Johns Hopkins: Robotic surgery complications grossly underreported

Intuitive Surgical's da Vinci surgical robot faces scrutiny over alleged safety issues.--Courtesy of Intuitive Surgical

Robotic surgery-related complications are grossly underreported, Johns Hopkins researchers have concluded, and they argue this leaves an uncertain picture of how safe the devices actually are.

Their report, published in the Journal for Healthcare Quality, comes as surgical robots are in the midst of increased scrutiny in general. Industry leader Intuitive Surgical ($ISRG), for example, faces lawsuits and some regulatory scrutiny about the safety and efficacy of its signature da Vinci surgical robots. But the findings also hit as the robotic surgical boom has continued almost unabated. The researchers note that 1,400 surgical robots were installed in U.S. hospitals as of 2011, a jump of 600 over the previous four years.
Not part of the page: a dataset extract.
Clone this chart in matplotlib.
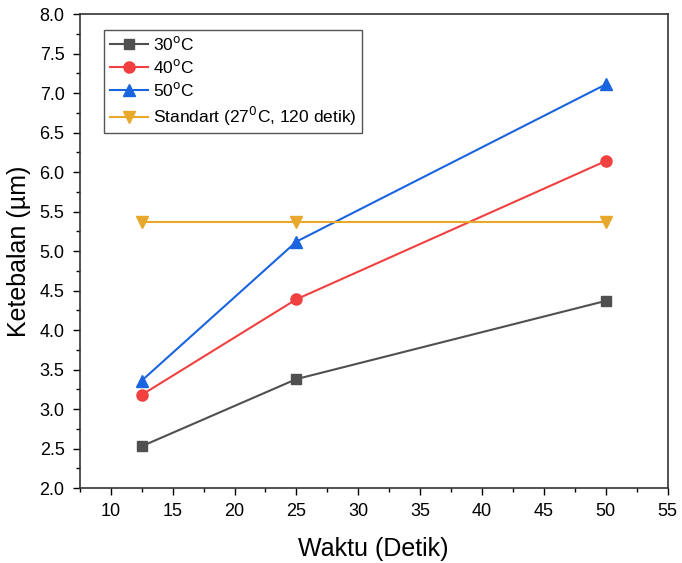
import matplotlib

matplotlib.use("Agg")
import matplotlib.pyplot as plt
from matplotlib.ticker import MultipleLocator, FormatStrFormatter

plt.rcParams["font.family"] = ["Liberation Sans", "DejaVu Sans"]

waktu = [12.5, 25, 50]
t30 = [2.53, 3.38, 4.37]
t40 = [3.18, 4.39, 6.14]
t50 = [3.36, 5.12, 7.11]
standart = [5.37, 5.37, 5.37]

labels = ["30$^{\\rm o}$C", "40$^{\\rm o}$C", "50$^{\\rm o}$C",
          "Standart (27$^{\\rm 0}$C, 120 detik)"]

fig = plt.figure(figsize=(6.82, 5.63), dpi=100)
ax = fig.add_axes([0.117, 0.133, 0.862, 0.842])

ax.plot(waktu, t30, "s-", color="#505050", lw=1.5, ms=7, label=labels[0])
ax.plot(waktu, t40, "o-", color="#f14040", lw=1.5, ms=8, label=labels[1])
ax.plot(waktu, t50, "^-", color="#1a64df", lw=1.5, ms=8, label=labels[2])
ax.plot(waktu, standart, "v-", color="#e8a82c", lw=1.5, ms=8, label=labels[3])

ax.set_xlim(7.5, 55)
ax.set_ylim(2.0, 8.0)
ax.xaxis.set_major_locator(MultipleLocator(5))
ax.xaxis.set_minor_locator(MultipleLocator(2.5))
ax.yaxis.set_major_locator(MultipleLocator(0.5))
ax.yaxis.set_minor_locator(MultipleLocator(0.25))
ax.yaxis.set_major_formatter(FormatStrFormatter("%.1f"))
ax.tick_params(which="both", direction="out", labelsize=13, top=False, right=False)
ax.tick_params(which="major", length=5, width=1, pad=6)
ax.tick_params(which="minor", length=3, width=1)
ax.set_xticks([10, 15, 20, 25, 30, 35, 40, 45, 50, 55])
for s in ax.spines.values():
    s.set_linewidth(1.2)
    s.set_color("#333333")

ax.set_xlabel("Waktu (Detik)", fontsize=18, labelpad=12)
ax.set_ylabel("Ketebalan (µm)", fontsize=18, labelpad=6)

leg = ax.legend(loc="upper left", bbox_to_anchor=(0.027, 0.985), fontsize=12.5,
                fancybox=False, framealpha=1, edgecolor="#555555",
                handlelength=2.2, handletextpad=0.3, labelspacing=0.3,
                borderpad=0.3)
leg.get_frame().set_linewidth(1.0)

fig.savefig("out.png", dpi=100)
The researchers note that more than 1 million robotic surgeries have been performed in the U.S. since 2000, but hospitals only reported 245 complications to the FDA (including 71 deaths). And the low number comes even as procedures using surgical robots jumped over 400% in the U.S. between 2007 and 2011, the researchers note.

"The number reported is very low for any complex technology used over a million times," Martin Makary, study author and associate professor of surgery at the Johns Hopkins University School of Medicine, said in a statement.

They looked at reporting of adverse events to the FDA from Jan. 1, 2000 to Aug. 1, 2012, plus legal judgments, news media reports and court records, and then cross-referenced to see if everything matched. What they found: eight cases weren't appropriately reported to the FDA. Five of those were never filed with regulators at all, and two were only filed after the press reported the specific cases first.

And while complications such as excessive bleeding were reported, there were other problems that may not have been reported correctly, or at all, the researchers speculate. For example, they note that surgeons can accidentally cut the aorta during robotic surgery because they can't feel how firm it is. But the data was unclear as to whether this would be reported as a surgeon- or device-related problem. Also, they cite a previous study in which nearly 57% of surgeons surveyed anonymously said that they had to convert to laparoscopic or open surgery after the robotic device malfunctioned. And it is unclear how, or if, those errors are reported with the FDA.

Makary noted in his statement that his teams findings is as much about unanswered questions in measuring a wider impact of robotic surgery-use. A broader roster of errors must be tracked as device-related problems, he said.

"Decisions should not be made based on the information in the FDA database," he said in a statement. "We need to be able to give patients answers to their questions about safety and how much risk is associated with the robot."